Citi Prediksi Harga Minyak Bangkit ke US$ 80-an per Barel, Sebut Sejumlah Faktor

ANTARA FOTO/AKBAR NUGROHO GUMAY
Perwira memeriksa kran air terproduksi di Pusat Pengumpul Produksi (PPP) Pertamina EP Prabumulih Field, Sumatera Selatan.
Penulis: Happy Fajrian
8/8/2024, 11.55 WIB

Citi Research memprediksi harga minyak naik ke kisaran US$ 80 per barel, bangkit dari kejatuhannya baru baru ini. Citi mengutip sejumlah faktor yang mempengaruhi harga termasuk ketegangan geopolitik di Timur Tengah.

“Fundamental minyak, geopolitik dan arus keuangan global, semuanya dapat memberikan dukungan sementara pada harga minyak,” kata Citi dikutip dari Reuters, Kamis (8/8).

Pada Rabu (7/8), harga minyak mentah berjangka Brent ditutup naik US$ 2,09 atau 2,73% menjadi 78,57 per barel.
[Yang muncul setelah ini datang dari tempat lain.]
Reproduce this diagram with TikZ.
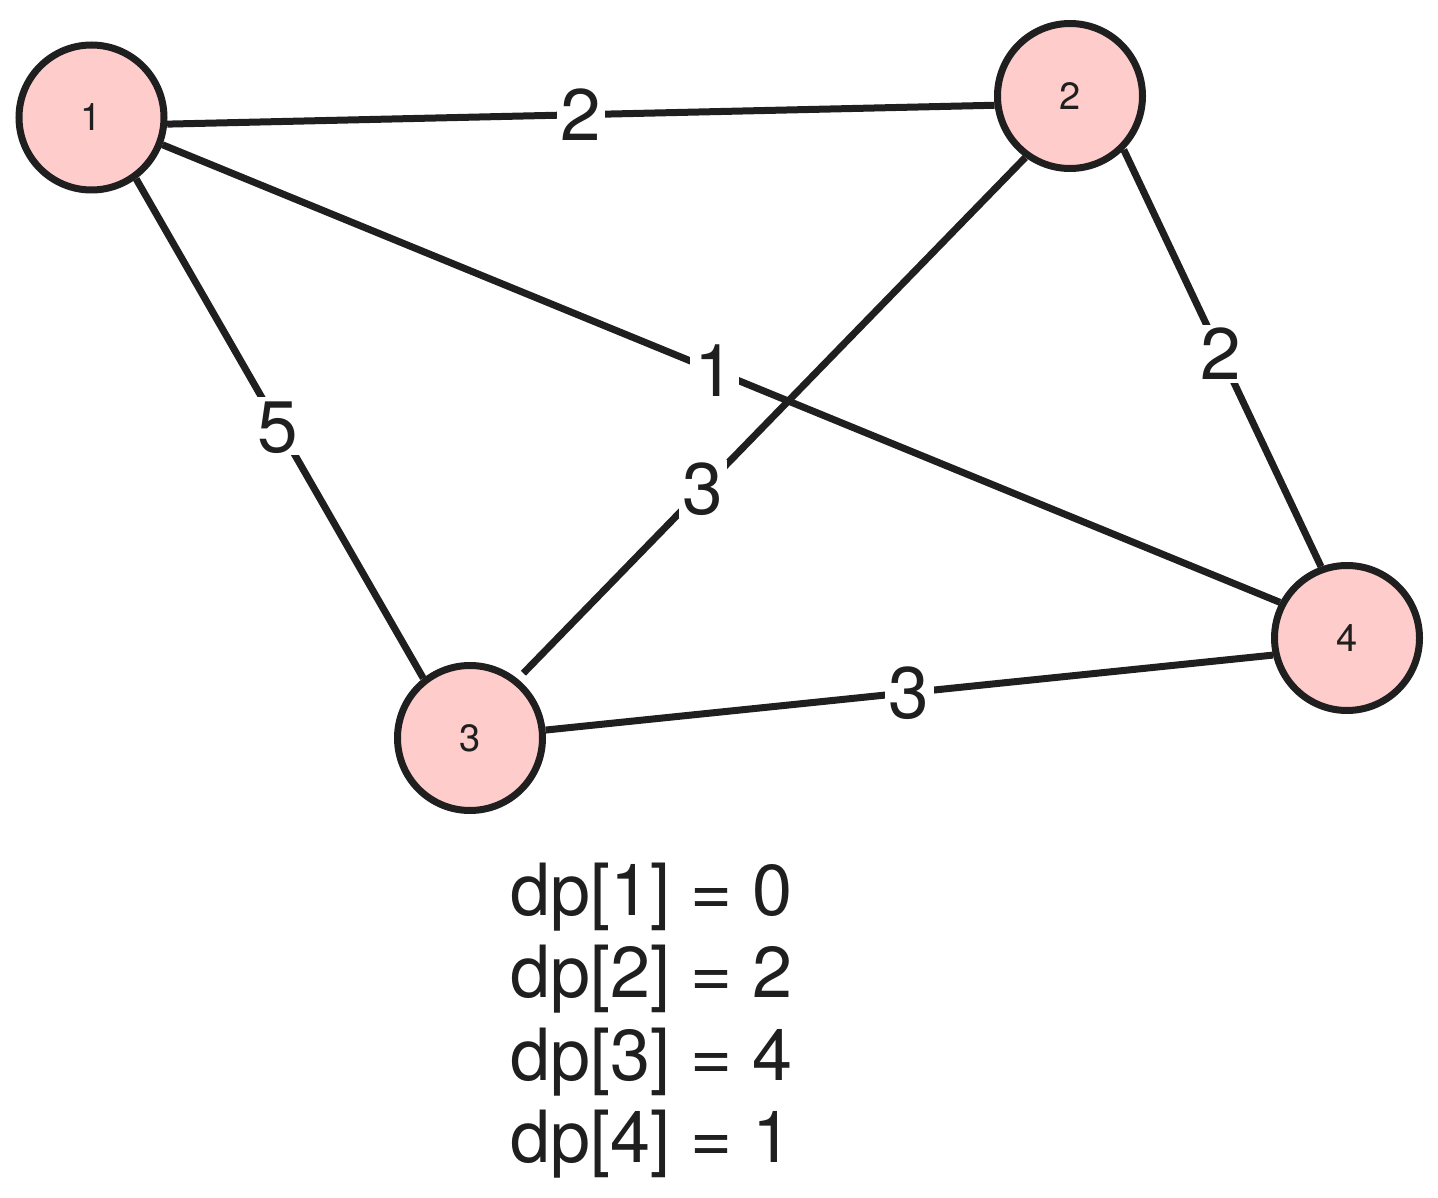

Sedangkan minyak West Texas Intermediate (WTI) naik US$ 2,29 atau 3,12% menjadi US$ 75,49.

Brent merosot ke level terendah sejak awal Januari dan WTI menyentuh level terendah sejak Februari pada Senin (5/8), karena kemerosotan pasar saham global semakin dalam di tengah kekhawatiran tentang potensi resesi di AS setelah data pekerjaan yang lemah.

Komoditas termasuk minyak bergabung dengan aksi jual global karena kekhawatiran akan resesi AS memicu kekhawatiran atas permintaan.

“Ada kemungkinan harga minyak Brent akan kembali naik ke kisaran US$ 80-an bawah hingga menengah, dan pada titik itu kami akan kembali merekomendasikan penjualan,” kata Citi.

“Harga minyak sebagian besar telah mengabaikan risiko (geopolitik) untuk saat ini, mungkin melihat jalur sempit dari konflik ke gangguan minyak fisik yang sebenarnya. Namun, salah perhitungan berpotensi menyebabkan eskalasi dan penularan yang tidak terduga di seluruh wilayah,” kata Citi.

Timur Tengah bersiap menghadapi kemungkinan gelombang serangan oleh Iran dan sekutunya menyusul pembunuhan anggota senior kelompok militan Hamas dan Hizbullah minggu lalu, dengan meningkatnya kekhawatiran bahwa konflik di Gaza dapat berubah menjadi perang yang lebih luas.

National Oil Corp Libya mengumumkan force majeure untuk ladang minyak Sharara, sehari setelah mengatakan akan mengurangi produksi dari ladang tersebut karena protes.